**REQUIREMENT:** Retype every line from the start of the data down to and including the line with "4.3, -4.32, 4.35, -4.45, 4.5, -4.52, 4.55, -3.65];". Skip the pictures.

**STORED DATA:**

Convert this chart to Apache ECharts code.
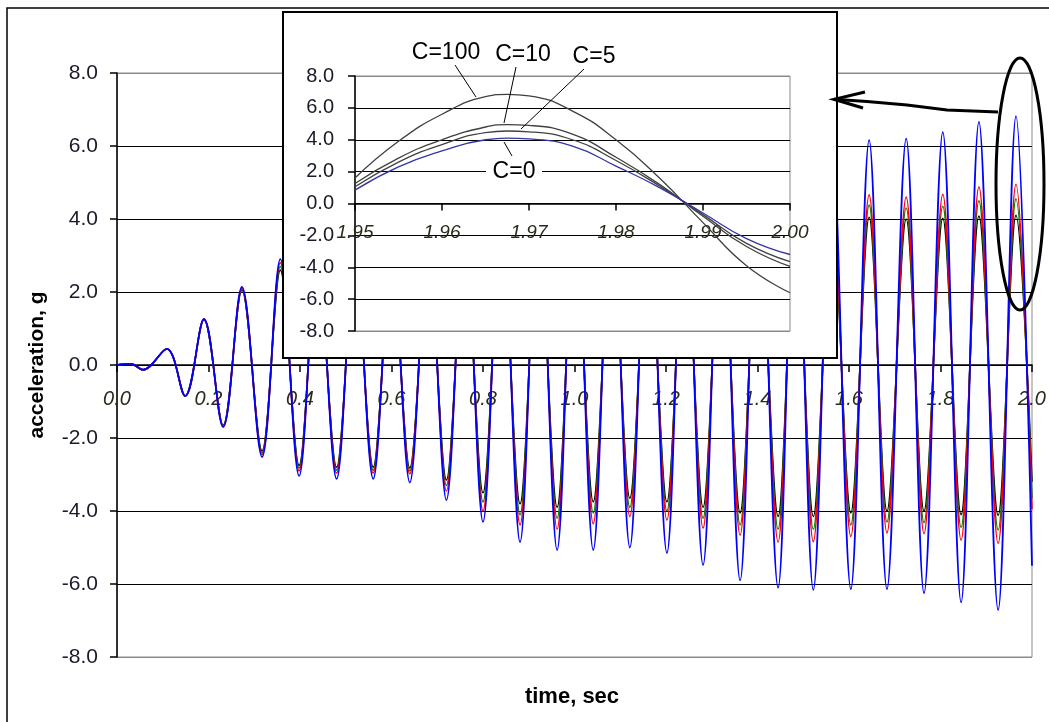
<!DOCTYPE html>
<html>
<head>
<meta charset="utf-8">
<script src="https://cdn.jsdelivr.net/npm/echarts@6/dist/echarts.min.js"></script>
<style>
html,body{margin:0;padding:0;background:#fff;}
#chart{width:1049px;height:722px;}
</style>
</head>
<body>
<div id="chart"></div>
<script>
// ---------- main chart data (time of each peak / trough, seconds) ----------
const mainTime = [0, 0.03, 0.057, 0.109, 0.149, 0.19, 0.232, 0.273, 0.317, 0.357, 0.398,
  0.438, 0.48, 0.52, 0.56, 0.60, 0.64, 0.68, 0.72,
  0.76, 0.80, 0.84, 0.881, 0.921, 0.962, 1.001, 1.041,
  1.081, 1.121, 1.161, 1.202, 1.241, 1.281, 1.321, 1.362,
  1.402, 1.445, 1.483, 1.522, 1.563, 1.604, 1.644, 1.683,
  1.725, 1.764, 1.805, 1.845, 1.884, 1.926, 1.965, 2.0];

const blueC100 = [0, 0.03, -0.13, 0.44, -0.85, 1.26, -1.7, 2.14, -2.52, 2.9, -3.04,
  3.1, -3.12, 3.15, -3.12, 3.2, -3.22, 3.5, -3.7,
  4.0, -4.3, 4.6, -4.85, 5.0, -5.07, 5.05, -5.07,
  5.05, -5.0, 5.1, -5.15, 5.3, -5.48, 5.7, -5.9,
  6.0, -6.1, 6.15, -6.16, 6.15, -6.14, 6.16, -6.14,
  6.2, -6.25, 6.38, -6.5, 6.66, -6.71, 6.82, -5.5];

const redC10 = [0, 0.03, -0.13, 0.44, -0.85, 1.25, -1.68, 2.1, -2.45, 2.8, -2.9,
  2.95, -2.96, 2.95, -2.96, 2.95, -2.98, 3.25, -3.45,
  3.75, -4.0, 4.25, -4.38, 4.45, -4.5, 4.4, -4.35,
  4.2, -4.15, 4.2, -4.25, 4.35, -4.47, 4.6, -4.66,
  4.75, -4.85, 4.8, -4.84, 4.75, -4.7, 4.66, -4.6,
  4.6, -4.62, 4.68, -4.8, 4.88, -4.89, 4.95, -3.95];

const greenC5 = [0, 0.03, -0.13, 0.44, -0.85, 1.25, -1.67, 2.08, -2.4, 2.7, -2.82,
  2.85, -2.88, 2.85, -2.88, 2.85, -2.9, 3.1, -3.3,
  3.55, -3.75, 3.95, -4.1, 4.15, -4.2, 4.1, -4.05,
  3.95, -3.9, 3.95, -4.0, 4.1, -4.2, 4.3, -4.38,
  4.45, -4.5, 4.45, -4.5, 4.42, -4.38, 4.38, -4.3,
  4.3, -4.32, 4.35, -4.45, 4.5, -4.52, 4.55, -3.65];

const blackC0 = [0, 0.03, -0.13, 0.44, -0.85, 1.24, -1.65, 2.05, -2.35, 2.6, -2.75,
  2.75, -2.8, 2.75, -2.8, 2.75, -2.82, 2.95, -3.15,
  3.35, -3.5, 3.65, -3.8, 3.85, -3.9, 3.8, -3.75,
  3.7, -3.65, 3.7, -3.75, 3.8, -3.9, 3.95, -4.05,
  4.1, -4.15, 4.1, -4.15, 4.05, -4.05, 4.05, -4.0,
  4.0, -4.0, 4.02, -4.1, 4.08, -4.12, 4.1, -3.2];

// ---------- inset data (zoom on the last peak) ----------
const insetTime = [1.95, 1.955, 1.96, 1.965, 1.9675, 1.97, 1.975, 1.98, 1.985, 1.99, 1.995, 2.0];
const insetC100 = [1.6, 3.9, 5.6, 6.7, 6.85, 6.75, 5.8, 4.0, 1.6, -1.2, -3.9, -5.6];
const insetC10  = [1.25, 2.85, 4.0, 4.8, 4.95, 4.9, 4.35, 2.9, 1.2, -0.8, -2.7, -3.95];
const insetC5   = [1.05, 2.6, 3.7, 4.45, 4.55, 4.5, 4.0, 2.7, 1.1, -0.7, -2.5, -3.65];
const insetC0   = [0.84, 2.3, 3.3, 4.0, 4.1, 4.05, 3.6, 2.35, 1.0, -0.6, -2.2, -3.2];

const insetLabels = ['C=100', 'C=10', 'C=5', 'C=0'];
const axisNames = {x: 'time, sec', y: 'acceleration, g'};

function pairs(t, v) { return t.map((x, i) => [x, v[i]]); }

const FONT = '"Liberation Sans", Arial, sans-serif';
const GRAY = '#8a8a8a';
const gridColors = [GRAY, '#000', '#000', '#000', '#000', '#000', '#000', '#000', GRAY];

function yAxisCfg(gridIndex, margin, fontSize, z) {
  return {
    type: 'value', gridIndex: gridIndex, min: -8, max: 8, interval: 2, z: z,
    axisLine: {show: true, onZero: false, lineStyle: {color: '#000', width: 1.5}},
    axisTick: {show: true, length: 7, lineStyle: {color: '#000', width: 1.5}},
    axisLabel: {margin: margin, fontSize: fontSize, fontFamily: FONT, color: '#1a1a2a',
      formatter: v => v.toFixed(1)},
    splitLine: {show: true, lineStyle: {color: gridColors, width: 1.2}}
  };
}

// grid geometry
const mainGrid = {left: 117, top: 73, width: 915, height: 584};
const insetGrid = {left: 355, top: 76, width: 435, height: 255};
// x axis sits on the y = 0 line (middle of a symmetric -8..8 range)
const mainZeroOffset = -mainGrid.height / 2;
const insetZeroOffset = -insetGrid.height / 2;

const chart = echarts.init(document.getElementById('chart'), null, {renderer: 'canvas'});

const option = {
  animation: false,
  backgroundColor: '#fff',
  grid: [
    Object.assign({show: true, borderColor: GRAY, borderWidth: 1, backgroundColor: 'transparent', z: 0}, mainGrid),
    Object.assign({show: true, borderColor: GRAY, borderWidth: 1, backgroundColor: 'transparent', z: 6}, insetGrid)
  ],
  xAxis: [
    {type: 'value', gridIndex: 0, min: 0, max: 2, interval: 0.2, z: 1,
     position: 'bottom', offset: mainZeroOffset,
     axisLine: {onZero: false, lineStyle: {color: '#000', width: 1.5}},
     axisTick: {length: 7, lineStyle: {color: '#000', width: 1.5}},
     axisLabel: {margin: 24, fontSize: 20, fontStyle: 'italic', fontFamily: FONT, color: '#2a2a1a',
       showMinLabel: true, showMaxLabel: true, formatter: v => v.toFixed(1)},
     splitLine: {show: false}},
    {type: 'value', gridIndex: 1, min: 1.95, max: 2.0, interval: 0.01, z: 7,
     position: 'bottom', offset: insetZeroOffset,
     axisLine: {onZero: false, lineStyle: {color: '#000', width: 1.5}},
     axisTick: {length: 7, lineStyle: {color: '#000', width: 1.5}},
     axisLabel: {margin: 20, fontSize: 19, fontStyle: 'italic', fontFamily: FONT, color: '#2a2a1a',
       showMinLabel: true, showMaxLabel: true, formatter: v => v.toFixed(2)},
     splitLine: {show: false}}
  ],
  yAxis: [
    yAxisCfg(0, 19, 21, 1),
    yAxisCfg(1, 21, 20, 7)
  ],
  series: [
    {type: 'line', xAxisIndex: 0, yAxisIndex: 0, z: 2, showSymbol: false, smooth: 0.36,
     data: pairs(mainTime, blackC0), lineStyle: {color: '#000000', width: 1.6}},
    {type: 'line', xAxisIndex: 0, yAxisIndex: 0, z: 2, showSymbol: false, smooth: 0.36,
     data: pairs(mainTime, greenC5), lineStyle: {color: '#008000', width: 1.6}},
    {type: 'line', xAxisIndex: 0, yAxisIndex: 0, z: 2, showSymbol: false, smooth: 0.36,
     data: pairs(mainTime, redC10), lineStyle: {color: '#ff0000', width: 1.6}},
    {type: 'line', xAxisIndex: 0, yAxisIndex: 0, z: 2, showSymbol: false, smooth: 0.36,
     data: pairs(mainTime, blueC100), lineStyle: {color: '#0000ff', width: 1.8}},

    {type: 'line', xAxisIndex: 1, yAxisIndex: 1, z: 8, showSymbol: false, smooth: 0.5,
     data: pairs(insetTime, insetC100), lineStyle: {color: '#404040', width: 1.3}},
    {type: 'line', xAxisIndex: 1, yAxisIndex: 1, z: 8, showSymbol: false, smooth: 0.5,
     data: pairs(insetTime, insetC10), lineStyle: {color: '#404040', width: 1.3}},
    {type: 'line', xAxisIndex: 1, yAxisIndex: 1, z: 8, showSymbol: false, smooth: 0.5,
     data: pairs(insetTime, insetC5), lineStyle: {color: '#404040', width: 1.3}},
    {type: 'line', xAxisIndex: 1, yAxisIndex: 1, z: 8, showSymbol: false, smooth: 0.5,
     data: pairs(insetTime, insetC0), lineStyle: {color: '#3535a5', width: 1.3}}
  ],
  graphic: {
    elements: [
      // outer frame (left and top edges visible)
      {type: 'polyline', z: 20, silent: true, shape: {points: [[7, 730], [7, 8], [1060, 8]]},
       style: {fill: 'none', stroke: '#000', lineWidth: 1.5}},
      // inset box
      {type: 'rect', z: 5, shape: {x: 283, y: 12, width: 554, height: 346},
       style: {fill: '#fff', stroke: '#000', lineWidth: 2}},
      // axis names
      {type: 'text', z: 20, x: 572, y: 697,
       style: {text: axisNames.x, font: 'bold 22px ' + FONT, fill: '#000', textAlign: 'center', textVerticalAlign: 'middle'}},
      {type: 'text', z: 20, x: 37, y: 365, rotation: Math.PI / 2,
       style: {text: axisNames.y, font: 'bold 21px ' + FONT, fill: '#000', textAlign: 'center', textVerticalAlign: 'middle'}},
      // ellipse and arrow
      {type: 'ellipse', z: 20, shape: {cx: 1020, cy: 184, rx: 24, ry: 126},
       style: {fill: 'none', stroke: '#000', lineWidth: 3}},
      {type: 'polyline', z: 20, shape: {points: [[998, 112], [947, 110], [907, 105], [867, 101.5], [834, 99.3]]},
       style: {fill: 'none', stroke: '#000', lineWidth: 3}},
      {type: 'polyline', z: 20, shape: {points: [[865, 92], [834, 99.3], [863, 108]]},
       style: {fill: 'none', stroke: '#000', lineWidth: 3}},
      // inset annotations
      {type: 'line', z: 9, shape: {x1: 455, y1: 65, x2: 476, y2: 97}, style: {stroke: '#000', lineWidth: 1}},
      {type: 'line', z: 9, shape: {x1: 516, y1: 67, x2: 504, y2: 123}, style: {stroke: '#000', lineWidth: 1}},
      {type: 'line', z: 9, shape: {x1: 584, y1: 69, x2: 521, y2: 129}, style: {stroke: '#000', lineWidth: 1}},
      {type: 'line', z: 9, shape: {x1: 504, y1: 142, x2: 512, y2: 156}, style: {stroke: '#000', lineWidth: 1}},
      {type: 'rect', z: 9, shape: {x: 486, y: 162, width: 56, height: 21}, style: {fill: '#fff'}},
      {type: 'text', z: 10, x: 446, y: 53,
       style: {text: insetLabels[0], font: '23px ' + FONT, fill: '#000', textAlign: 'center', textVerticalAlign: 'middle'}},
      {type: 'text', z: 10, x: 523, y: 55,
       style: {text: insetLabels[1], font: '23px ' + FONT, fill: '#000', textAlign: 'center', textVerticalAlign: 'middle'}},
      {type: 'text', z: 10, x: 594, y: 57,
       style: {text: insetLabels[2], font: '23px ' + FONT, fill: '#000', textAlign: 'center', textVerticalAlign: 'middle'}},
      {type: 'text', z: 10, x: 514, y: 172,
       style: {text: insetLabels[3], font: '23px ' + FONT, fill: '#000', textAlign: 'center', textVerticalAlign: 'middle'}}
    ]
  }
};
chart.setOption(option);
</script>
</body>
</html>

**COMPLETE RESPONSE:**
Convert this chart to Apache ECharts code.
<!DOCTYPE html>
<html>
<head>
<meta charset="utf-8">
<script src="https://cdn.jsdelivr.net/npm/echarts@6/dist/echarts.min.js"></script>
<style>
html,body{margin:0;padding:0;background:#fff;}
#chart{width:1049px;height:722px;}
</style>
</head>
<body>
<div id="chart"></div>
<script>
// ---------- main chart data (time of each peak / trough, seconds) ----------
const mainTime = [0, 0.03, 0.057, 0.109, 0.149, 0.19, 0.232, 0.273, 0.317, 0.357, 0.398,
  0.438, 0.48, 0.52, 0.56, 0.60, 0.64, 0.68, 0.72,
  0.76, 0.80, 0.84, 0.881, 0.921, 0.962, 1.001, 1.041,
  1.081, 1.121, 1.161, 1.202, 1.241, 1.281, 1.321, 1.362,
  1.402, 1.445, 1.483, 1.522, 1.563, 1.604, 1.644, 1.683,
  1.725, 1.764, 1.805, 1.845, 1.884, 1.926, 1.965, 2.0];

const blueC100 = [0, 0.03, -0.13, 0.44, -0.85, 1.26, -1.7, 2.14, -2.52, 2.9, -3.04,
  3.1, -3.12, 3.15, -3.12, 3.2, -3.22, 3.5, -3.7,
  4.0, -4.3, 4.6, -4.85, 5.0, -5.07, 5.05, -5.07,
  5.05, -5.0, 5.1, -5.15, 5.3, -5.48, 5.7, -5.9,
  6.0, -6.1, 6.15, -6.16, 6.15, -6.14, 6.16, -6.14,
  6.2, -6.25, 6.38, -6.5, 6.66, -6.71, 6.82, -5.5];

const redC10 = [0, 0.03, -0.13, 0.44, -0.85, 1.25, -1.68, 2.1, -2.45, 2.8, -2.9,
  2.95, -2.96, 2.95, -2.96, 2.95, -2.98, 3.25, -3.45,
  3.75, -4.0, 4.25, -4.38, 4.45, -4.5, 4.4, -4.35,
  4.2, -4.15, 4.2, -4.25, 4.35, -4.47, 4.6, -4.66,
  4.75, -4.85, 4.8, -4.84, 4.75, -4.7, 4.66, -4.6,
  4.6, -4.62, 4.68, -4.8, 4.88, -4.89, 4.95, -3.95];

const greenC5 = [0, 0.03, -0.13, 0.44, -0.85, 1.25, -1.67, 2.08, -2.4, 2.7, -2.82,
  2.85, -2.88, 2.85, -2.88, 2.85, -2.9, 3.1, -3.3,
  3.55, -3.75, 3.95, -4.1, 4.15, -4.2, 4.1, -4.05,
  3.95, -3.9, 3.95, -4.0, 4.1, -4.2, 4.3, -4.38,
  4.45, -4.5, 4.45, -4.5, 4.42, -4.38, 4.38, -4.3,
  4.3, -4.32, 4.35, -4.45, 4.5, -4.52, 4.55, -3.65];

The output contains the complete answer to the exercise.